The set’s dynamics don’t drop once and see members of the crowd clambering over each other even during some of the set’s slower tracks. A personal highlight is definitely ‘Step Up The Morphine’ which only extended the passion of this audience to terrific levels as arms can be seen flailing and boots in the air, despite the track’s melancholic themes and vibe. This is one of DMA’s specialties: their ability to create an upbeat vibe whilst speaking about some incredibly heartfelt or sobering themes is truly mesmerising. Whether it be discussing heartbreak or adolescent nostalgia, it seems that they have truly mastered their art.

As the set comes to a closure tonight, few will be coming away from tonight’s show feeling disappointed. The evening ends with a three-piece encore which allows the band one final chance to bring it all, where they more than step up to the challenge, bringing out ‘Play It Out’, ‘In The Moment’ and, of course, the simply titanic ‘Lay Down’, sending the whole room into shivers of pure anarchistic energy. The track’s summery licks have more than fulfilled audience expectation and could not have been a more perfect way to end the evening.

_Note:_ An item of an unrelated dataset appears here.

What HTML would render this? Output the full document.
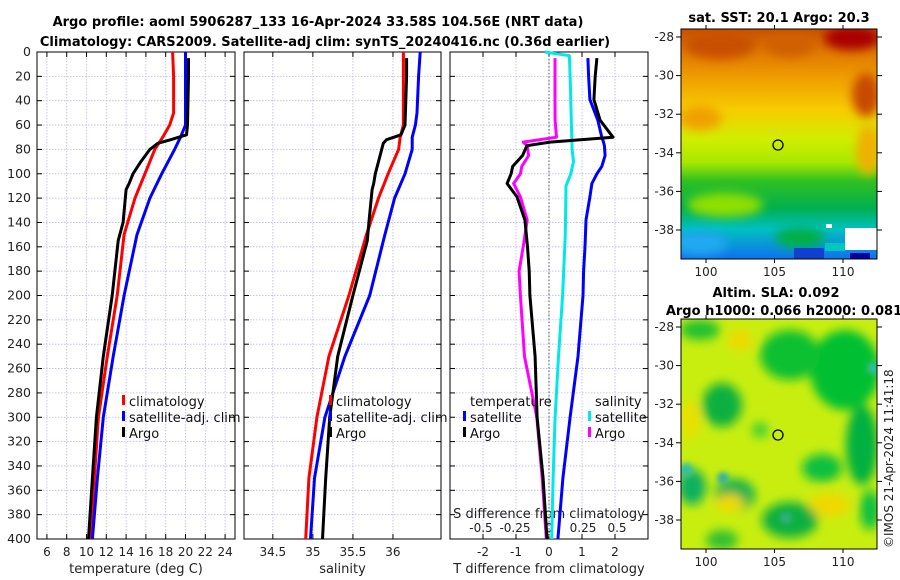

DMA’s are continuously proving that they have developed a sound which is truly something special. Too often do indie groups fall into monotonous tones which never really go anywhere, DMA’s music however is the perfect blend of harsh grittiness and smooth summer sailing which you can’t help but relish in. The band should be incredibly proud of their performance tonight and should take away the fact that if they can make it a literal half the world away, there is no stopping their quest for world domination.